As the Avenger’s franchise comes to an end, audiences all over the world have wept, laughed, and clapped. The characters in this movie series have long since stopped being nebulous ideas that are forgotten once the lights in the theater turn on. The audience cares about their heroes—evidenced by the emotions expressed by the deaths in Avengers: Infinity War. What is needed now isn’t necessarily a happy ending—instead, we need a resolution that fits.
That’s where Avengers: Endgame is successful. Here, we see a narrative arc that makes sense of each of the main character’s lives—namely, Iron Man and Captain America—in ways that are unique to their specific personalities.
Iron Man is reckless, brilliant, and daring. His driving fear is the fear of failure and of not having done his all. He is willing to bend and often breaks the rules in order to accomplish his goals. His morals are dubious, but his intentions are clear. He takes his role of hero seriously—though it’s often hard to see it in his manner.
A big part of Iron Man’s problems has to do with the difficult relationship he had with his father. Since his father died at the hands of Bucky (cue Marvel’s Captain America: Civil War drama), this relationship is impossible to restore.
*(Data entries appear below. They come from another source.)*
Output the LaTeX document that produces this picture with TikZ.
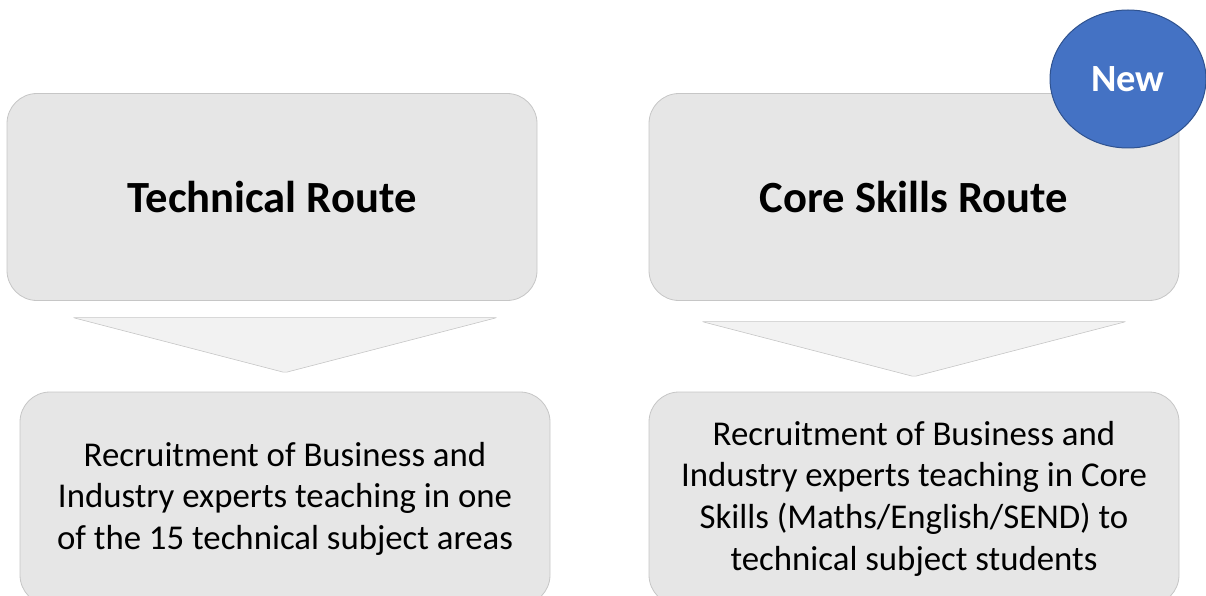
\documentclass[tikz,border=0pt]{standalone}
\usepackage{fontspec}
\setmainfont{Carlito}
\usetikzlibrary{shapes.geometric}

\definecolor{boxgrey}{HTML}{E6E6E6}
\definecolor{edgegrey}{HTML}{C6C6C6}
\definecolor{arrowgrey}{HTML}{F2F2F2}
\definecolor{newblue}{HTML}{4472C4}
\definecolor{newedge}{HTML}{2F528F}

\tikzstyle{route} = [draw=edgegrey, fill=boxgrey, line width=0.8pt, rounded corners=30pt, minimum width=530pt, minimum height=207pt, font=\fontsize{44.6}{52}\selectfont\bfseries]
\tikzstyle{detail} = [route, minimum height=213pt, align=center, font=\fontsize{34.8}{41.6}\selectfont]
\tikzstyle{chevron} = [draw=edgegrey, fill=arrowgrey, line width=0.6pt, rounded corners=2pt]
\tikzstyle{badge} = [ellipse, draw=newedge, fill=newblue, line width=1pt, minimum width=156pt, minimum height=138pt, text=white, font=\fontsize{38.5}{44}\selectfont\bfseries]

\begin{document}
\begin{tikzpicture}[x=1pt, y=-1pt, node distance=642pt]
\useasboundingbox (0,0) rectangle (1206,596);
\clip (0,0) rectangle (1206,596);

\node (1) [route] at (272,197) {Technical Route};
\node (2) [route, right of=1] {Core Skills Route};
% lower boxes run off the bottom edge
\node (3) [detail] at (285,498.5) {Recruitment of Business and\\Industry experts teaching in one\\of the 15 technical subject areas};
\node (4) [detail, right of=3, xshift=-13pt] {Recruitment of Business and\\Industry experts teaching in Core\\Skills (Maths/English/SEND) to\\technical subject students};

% down arrows between the two rows
\draw [chevron] (3.north) ++(-212,-74) -- ++(424,0) -- ++(-212,55) -- cycle;
\draw [chevron] (4.north) ++(-212,-70) -- ++(424,0) -- ++(-212,55) -- cycle;

\node (5) [badge] at (1128,79) {New};

\end{tikzpicture}
\end{document}
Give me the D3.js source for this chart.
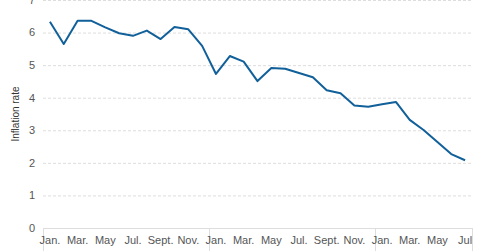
<!DOCTYPE html>
<html lang="en">

<head>
    <meta charset="UTF-8">
    <title>Inflation rate</title>
    <script src="https://d3js.org/d3.v7.min.js"></script>
    <style>
        body {
            margin: 0;
            background: #fff;
        }

        text {
            font-family: "Liberation Sans", Arial, sans-serif;
            fill: #555;
        }
    </style>
</head>

<body>
    <svg width="480" height="251"></svg>

    <script>
        // monthly categories, three years (last one up to July)
        const months = [
            "Jan.", "Feb.", "Mar.", "Apr.", "May", "Jun.", "Jul.", "Aug.", "Sept.", "Oct.", "Nov.", "Dec.",
            "Jan.", "Feb.", "Mar.", "Apr.", "May", "Jun.", "Jul.", "Aug.", "Sept.", "Oct.", "Nov.", "Dec.",
            "Jan.", "Feb.", "Mar.", "Apr.", "May", "Jun.", "Jul"
        ];
        const rates = [
            6.33, 5.65, 6.36, 6.36, 6.16, 5.98, 5.90, 6.06, 5.80, 6.17, 6.10, 5.59,
            4.73, 5.28, 5.11, 4.51, 4.91, 4.89, 4.76, 4.63, 4.23, 4.14, 3.76, 3.72,
            3.80, 3.87, 3.32, 3.01, 2.64, 2.27, 2.08
        ];
        const yTicks = [0, 1, 2, 3, 4, 5, 6, 7];
        const yearStarts = [0, 12, 24];

        const width = 480;
        const height = 251;
        const margin = { top: 0, right: 8, bottom: 23, left: 43 };

        const svg = d3.select("svg");

        const idx = d3.range(months.length);
        const x = d3.scaleBand()
            .domain(idx)
            .range([margin.left, width - margin.right]);

        const y = d3.scaleLinear()
            .domain([0, 7])
            .range([height - margin.bottom, margin.top]);

        // grid lines
        svg.append("g")
            .selectAll("line")
            .data(yTicks.filter(d => d > 0))
            .join("line")
            .attr("x1", margin.left)
            .attr("x2", width - margin.right)
            .attr("y1", d => y(d) + 0.5)
            .attr("y2", d => y(d) + 0.5)
            .attr("stroke", "#ddd")
            .attr("stroke-dasharray", "3,2");

        // y labels
        svg.append("g")
            .selectAll("text")
            .data(yTicks)
            .join("text")
            .attr("x", 35)
            .attr("y", d => y(d))
            .attr("dy", "0.35em")
            .attr("text-anchor", "end")
            .style("font-size", "11px")
            .text(d => d);

        svg.append("text")
            .attr("transform", `translate(19,${y(3.5)}) rotate(-90)`)
            .attr("text-anchor", "middle")
            .style("font-size", "10px")
            .style("fill", "#333")
            .text("Inflation rate");

        // x axis
        const xAxis = svg.append("g");
        xAxis.append("line")
            .attr("x1", margin.left)
            .attr("x2", width - margin.right)
            .attr("y1", y(0) + 0.5)
            .attr("y2", y(0) + 0.5)
            .attr("stroke", "#ddd");

        const seps = yearStarts.map(i => x(i)).concat([width - margin.right]);
        xAxis.selectAll(".sep")
            .data(seps)
            .join("line")
            .attr("class", "sep")
            .attr("x1", d => Math.round(d) + 0.5)
            .attr("x2", d => Math.round(d) + 0.5)
            .attr("y1", y(0))
            .attr("y2", height)
            .attr("stroke", "#ddd");

        xAxis.selectAll(".mlab")
            .data(idx.filter(i => i % 2 === 0))
            .join("text")
            .attr("class", "mlab")
            .attr("x", i => x(i) + x.bandwidth() / 2)
            .attr("y", height - 7)
            .attr("text-anchor", "middle")
            .style("font-size", "11px")
            .text(i => months[i]);

        // the series
        const line = d3.line()
            .x((d, i) => x(i) + x.bandwidth() / 2)
            .y(d => y(d));

        svg.append("path")
            .datum(rates)
            .attr("fill", "none")
            .attr("stroke", "#11609a")
            .attr("stroke-width", 2)
            .attr("stroke-linejoin", "round")
            .attr("d", line);
    </script>
</body>

</html>
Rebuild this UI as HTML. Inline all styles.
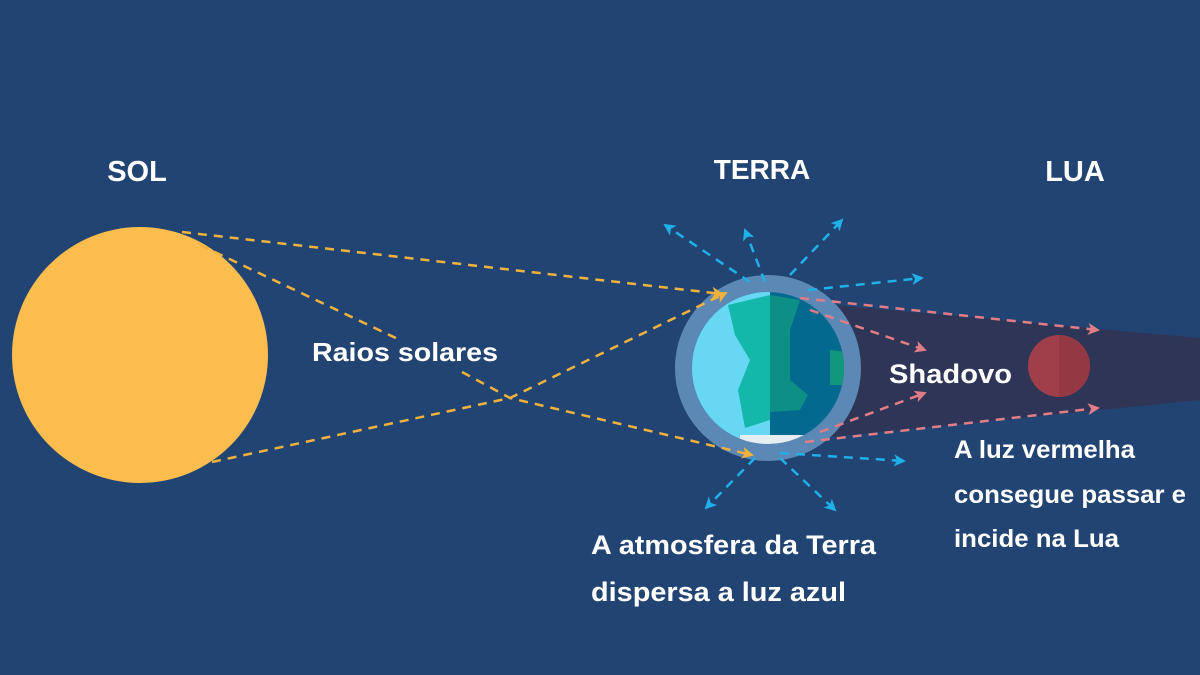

However, two things happen to bring peace. The first is that in Iron Man 2, Tony Stark discovers lost video footage of his father addressing him and telling him how everything he had done was for Tony. In addition, in the city model he left behind, Tony is able to find the solution to the problem that was killing him. For the first time, Tony sees that perhaps his father did love him.
The second scene comes in Avengers: Endgame. When Tony goes back in time to get more Pym particles, he inadvertently comes in contact with his father. As the two talk, Stark Sr. discusses how afraid he is of becoming a father (as his wife is currently pregnant with Tony). In a touching scene, Tony is able to affirm his father and also see his father’s heart for him as his son.
This reconciliation is a needed part of Tony’s arc. Once he has made peace with his father, he is free to tackle the heart of his troubling vision. Though five years after their last attempt to thwart Thanos shows him, Pepper, and their five-year-old daughter living in rural happiness, it is clear that he is still carrying the weight of his failure. Wrestling with whether or not he should attempt time travel, Pepper, knowing his heart, encourages him to go forward because he will never be able to rest while there is a possibility of making things right.
In the end, Iron Man is able to confront and conquer his fear of failure. He does this by taking the infinity stones himself to vanquish Thanos and his army and, thereby, ending his own life. Pepper’s final words to him encourage him to finally go and rest.
Captain America, on the other hand, is the traditional hero. He is honest and unwavering. He never gives up, and he keeps his emotions in check. His fear is quite different from Iron Man’s and has nothing to do with his role as a hero. He has no doubt that he has given his all. Instead, his fear is that of missed opportunity. In his selflessness, he does not seem to know how to live.
Captain America’s resolution is different because while Tony’s resolution necessitated sacrifice, Captain America’s necessitated joy, though a joy delayed. In his origin story, we are introduced to his one true love, Peggy Carter. Though they do admit love for one another, their love is doomed by Captain America’s self-sacrificing heroism. The plane he is in has a detonated bomb and is heading towards a city. The only way to save everyone is for him to crash the plane in an uninhabited place with him in it. As he makes this decision, Peggy is on the radio with him talking about the dance they promised to have with one another, until the radio becomes static. He does not die in this crash though. Instead, his plane sinks into the ice, where eighty years later they find him still alive but in a coma. He wakes to find Peggy has lived her whole life and is now dying. Though there are other possibilities for romance, Rogers is adamant that Peggy is the only one for him. He instead focuses on the job at hand.
The beginning of Avenger’s Endgame shows him trying to help others move on from the tragedy that Thanos brought upon the world. Ever trying to encourage others, it is clear he still doesn’t know what to do with his life or whether what he is now living could be considered a real life. Later in the movie, he goes with Tony Stark to the past to secure the infinity stones. In the same scene that Tony Stark gets to see his father, Steve Rogers glimpses his beloved. Though he is tempted to reach out to her, he keeps his mind on the mission and walks away.
At the end of the movie though, he is tasked with returning the infinity stones to the past. When he is meant to return and does not, Bucky notices an older man sitting on a bench nearby. When Falcon addresses him, they find that it is, in fact, Steve Rogers. He passes on his shield to Falcon and says he finally got a life. The ending scene of the movie shows him in the past, dancing with Peggy in a picturesque home—the dance he forfeited when he crashed the ship.
Iron Man’s resolution required his life, Captain America’s resolution gave him one.
These resolutions, while opposite, evoke a feeling of rightness in the audience. Iron Man finally gets to be the hero he wants to be and Captain America finally gets to be the man he wants to be. Though they had previously warred with each other and had different visions of being a hero, they are both able to demonstrate the fullness of life they both desired as heroes and as men who experience love. We know their stories are over, but the sadness is infused with peace that they were able to become who they were meant to be.